そこで、第1期から、この三つの保険制度を廃止し、消費税をこの三つの高齢者社会保障に限定して使う目的税化を目指し、徐々に動き出さなければならない。そして第3期には、この三つを賄うため、消費税の段階的引上げに取り掛かる。
その際、この三つの社会保険料はゼロとなるが、個人負担分については所得課税減税と合わせた合計で負担を減らす。企業負担分については、新たに外形標準の法人事業税(地方税)を創設し、その税源とする。
以上の改革によって、将来の社会保障給付水準の低下と社会保険料の負担増加は回避されるので、その恐怖から解放された国民は、第2期、第3期を通じ、安心して生活設計をたてることになる。消費税の増税については、その使途がすべての日本人に保障する高齢者社会保障に限定されているので、使途についての透明性を維持する限り、国民のやる気を阻害することはないであろう。

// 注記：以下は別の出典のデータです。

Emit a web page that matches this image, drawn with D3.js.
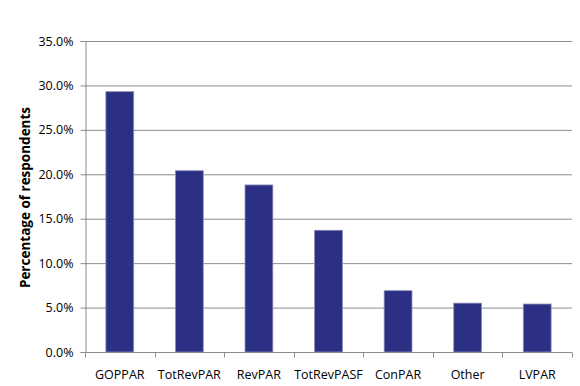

【最終報告ではタイム・スケジュールと戦略的ポイントを示せ】
以上、日本経済再生のタイム・スケジュールと各段階における戦略的ポイントについて、私の提案を示した。
164に達する改革の具体的提案が意味ないと言うのではない。ほとんどの提案には賛成であり、大切であると思うが、改革の成否を握る戦略的ポイントをはっきりさせないと、164の提案も生きてこないのである。
数値目標の明確化には無理があろうが、タイム・スケジュールと各段階の戦略的ポイントだけは、最終報告で明示することを期待する。その上で、タイム・スケジュール通り日本経済が推移しているかどうかをチェックする「看視機関」(national
performance review)を経済戦略会議と解散予定の規制緩和委員会(宮内委員長)を母体に立ち上げることを、合わせて提言すべきであろう。